Eye For Film >> Movies >> Who Will Write Our History? (2018) Film Review
Who Will Write Our History?
Reviewed by: Jennie Kermode
Between 1940 and 1942, an estimated 92,000 Jews died in the 1.3 square miles of tenements that formed the Warsaw Ghetto. A further 307,000 died after being shipped directly from there to the concentration camps at Majdanek and Treblinka. Whole families were wiped out, leaving nobody to tell their stories. The Nazis intended to remove them not only from the face of the Earth but from history. In many cases they would have succeeded, were it not for the heroic efforts of a small group of people who ceaselessly collected and squirrelled away documents - personal histories, family photos, witness statements and more - to form the Oyneg Shabes Archive.
Telling the stories of the Ghetto and the archive side by side, Roberta Grossman's detailed documentary combines archive footage with dramatic reconstruction and retrospective narration. Nobody is likely to go and see this without expecting something grim, but parts of it are tough to watch nonetheless. Although the focus is on the Jews, we also get a picture of how their captor were changing psychologically, starting out simply as guards but gradually losing their grip as the situation drifted further and further from anything that could be perceived as normal. Their increasing cruelty, sometimes verging on the ritualistic, comes across like a deliberate attempt to go too far, to establish the boundaries of what had become an alien world.
Within that world, starvation was the biggest killer, and there photographs provide the most revealing testimony. Grossman compares the pictures and footage produced by the Nazis with that preserved in the archive, showing how a change in perspective alters the way the viewer understands the horrors depicted in both. In the Jewish material, those being victimised are always visibly human, as real and as complex as their tormentors. It's much easier for us to imagine ourselves in their position rather than as mere onlookers. The way that these images depict change is also valuable, letting us see how healthy, well dressed individuals became hollow-faced and ragged, how comfortable homes were reduced to bare boards as everything of value was traded for food.
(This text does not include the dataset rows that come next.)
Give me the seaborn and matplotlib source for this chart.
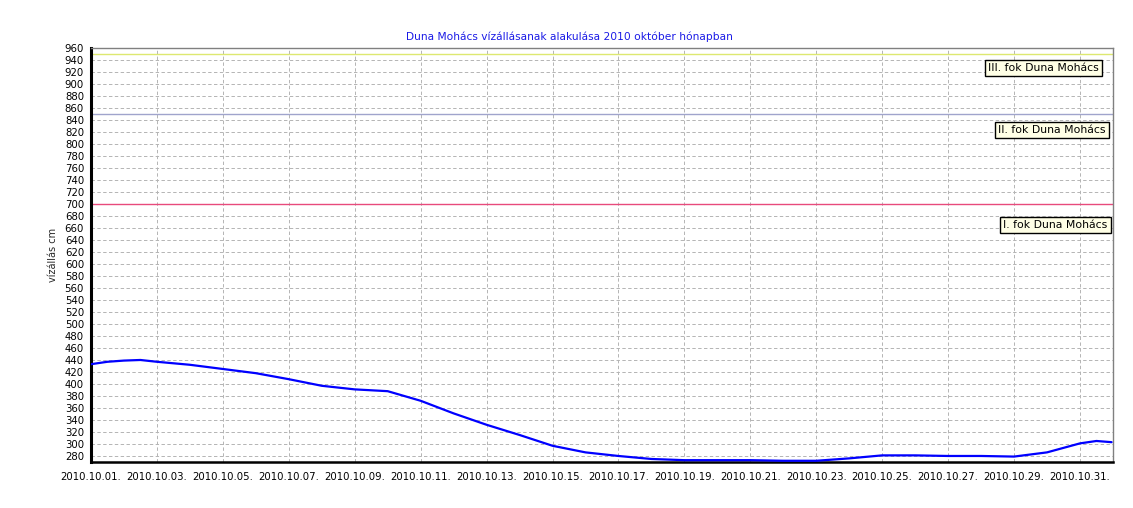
import matplotlib
matplotlib.use("Agg")
import matplotlib.pyplot as plt
import matplotlib.dates as mdates
import seaborn as sns
import pandas as pd

# ---- data ----
times = ["2010-10-01 00:00", "2010-10-01 12:00", "2010-10-02 00:00", "2010-10-02 12:00",
         "2010-10-03 00:00", "2010-10-04 00:00", "2010-10-05 00:00", "2010-10-06 00:00",
         "2010-10-07 00:00", "2010-10-08 00:00", "2010-10-09 00:00", "2010-10-10 00:00",
         "2010-10-11 00:00", "2010-10-12 00:00", "2010-10-13 00:00", "2010-10-14 00:00",
         "2010-10-15 00:00", "2010-10-16 00:00", "2010-10-17 00:00", "2010-10-18 00:00",
         "2010-10-19 00:00", "2010-10-20 00:00", "2010-10-21 00:00", "2010-10-22 00:00",
         "2010-10-23 00:00", "2010-10-24 00:00", "2010-10-25 00:00", "2010-10-26 00:00",
         "2010-10-27 00:00", "2010-10-28 00:00", "2010-10-29 00:00", "2010-10-30 00:00",
         "2010-10-31 00:00", "2010-10-31 12:00", "2010-10-31 23:00"]
levels = [433, 437, 439, 440,
          437, 432, 425, 418,
          408, 397, 391, 388,
          372, 351, 332, 315,
          297, 286, 280, 275,
          273, 273, 273, 272,
          272, 276, 281, 281,
          280, 280, 279, 286,
          301, 305, 303]

thresholds = [950, 850, 700]
threshold_labels = ["III. fok Duna Mohács", "II. fok Duna Mohács", "I. fok Duna Mohács"]
threshold_colors = ["#dde870", "#a0a4cc", "#e84a7c"]
label_levels = [927, 823, 665]

title = "Duna Mohács vízállásanak alakulása 2010 október hónapban"
ylabel = "vízállás cm"

df = pd.DataFrame({"time": pd.to_datetime(times), "level": levels})

sns.set_style("white")
plt.rcParams["font.family"] = ["DejaVu Sans"]

fig = plt.figure(figsize=(11.33, 5.08), dpi=100)
ax = fig.add_axes([0.0803, 0.0906, 0.9020, 0.8149])

start = pd.Timestamp("2010-10-01 00:00")
end = pd.Timestamp("2010-11-01 00:00")

for val, col in zip(thresholds, threshold_colors):
    ax.axhline(val, color=col, lw=1.0, zorder=2)

sns.lineplot(data=df, x="time", y="level", ax=ax, color="#0000ff", lw=1.6, zorder=3)

ax.set_xlim(start, end)
ax.set_ylim(270, 960)
ax.set_yticks(range(280, 961, 20))
ticks = pd.date_range("2010-10-01", "2010-10-31", freq="2D")
ax.set_xticks(ticks)
ax.xaxis.set_major_formatter(mdates.DateFormatter("%Y.%m.%d."))

ax.grid(True, color="#b4b4b4", ls=(0, (3.5, 2.5)), lw=0.7, zorder=1)
ax.tick_params(axis="both", labelsize=7.3, length=3, width=0.8, colors="black", pad=2)
ax.tick_params(axis="x", pad=4)

ax.set_xlabel("")
ax.set_ylabel(ylabel, fontsize=7, labelpad=5)

for side in ["top", "right"]:
    ax.spines[side].set_color("#808080")
    ax.spines[side].set_linewidth(1.0)
ax.spines["left"].set_color("black")
ax.spines["left"].set_linewidth(2.2)
ax.spines["bottom"].set_color("black")
ax.spines["bottom"].set_linewidth(1.8)

label_x = [0.9865, 0.9925, 0.9945]
for lvl, txt, lx in zip(label_levels, threshold_labels, label_x):
    ax.text(lx, lvl, txt, transform=ax.get_yaxis_transform(), ha="right", va="center",
            fontsize=7.8, color="black", zorder=5,
            bbox=dict(boxstyle="square,pad=0.3", fc="#ffffe6", ec="black", lw=1.0))

fig.text(0.5025, 0.927, title, ha="center", va="center", fontsize=7.7, color="#1a1ae6")

fig.savefig("out.png", dpi=100)
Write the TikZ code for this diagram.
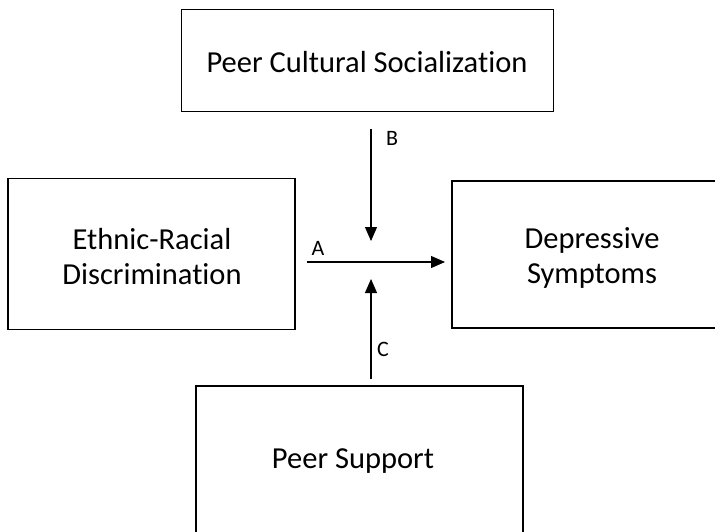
\documentclass[tikz,border=0pt]{standalone}
\usepackage{fontspec}
\setmainfont{Carlito}[Ligatures=NoCommon]
\usetikzlibrary{arrows.meta}
\begin{document}
\begin{tikzpicture}[x=1pt,y=-1pt,
  box/.style={draw=black,line width=1.9pt,rectangle,inner sep=0pt},
  lbl/.style={font=\fontsize{30.5}{35}\selectfont,align=center,inner sep=0pt},
  small/.style={font=\fontsize{22}{24}\selectfont,inner sep=0pt},
  arr/.style={line width=1.1pt,-{Triangle[length=14pt,width=12pt]}}]
\useasboundingbox[fill=white] (0,0) rectangle (715,531);
% boxes
\node[box,minimum width=372pt,minimum height=102pt] (top) at (367.5,60.5) {};
\node[box,minimum width=287pt,minimum height=151pt] (left) at (151.5,254) {};
\node[box,minimum width=290pt,minimum height=147pt] (right) at (597,254.5) {};
\node[box,minimum width=327pt,minimum height=170pt] (bottom) at (359.5,471) {};
% texts
\node[lbl] (ttop) at (367,62) {Peer Cultural Socialization};
\node[lbl] (tleft) at (152,257) {Ethnic-Racial\\Discrimination};
\node[lbl] (tright) at (592,258) {Depressive\\Symptoms};
\node[lbl] (tbottom) at (353,461) {Peer Support};
% arrow end points
\coordinate (a1) at (307,262);
\coordinate (a2) at (445,262);
\coordinate (b1) at (371,129);
\coordinate (b2) at (371,241);
\coordinate (c1) at (371,379);
\coordinate (c2) at (371,279);
\draw[arr] (a1) -- (a2);
\draw[arr] (b1) -- (b2);
\draw[arr] (c1) -- (c2);
% letters
\node[small] (la) at (318,248) {A};
\node[small] (lb) at (392,138) {B};
\node[small] (lc) at (383,349) {C};
\end{tikzpicture}
\end{document}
The dramatic scenes are approached with a light tough, there for us to observe rather than directly engage with. Once again, they help to humanise those involved, to better understand the personal sacrifices made to protect the archive and the genius of its founder, Emanuel Ringelblum. Why focus on collecting stories when what people needed was food? Because by this point it was clear that vast numbers of people were going to die, but their stories could continue. Parts of the archive would go on to be used in evidence at the Nuremberg trials. They would find their way into a museum. They would speak for those who were lost.
These are portraits not just of death but of life, and Grossman's film strives to achieve something similar. A section on the difficulties of religious observance provides an insight into the cultural priorities of the Ghetto residents and their efforts to maintain their standards in the face of increasing pressure, and we also learn about Ringelblum's editorial approach and efforts to ensure that every piece of material for which he and his associates were risking their lives met a certain quality standard. The epilogue tells us what it all meant to those living in the aftermath.
Though it goes to very dark places, Grossman's film emerges as a story of triumph, a testament to the value and power of archive work, and a tale full of hope.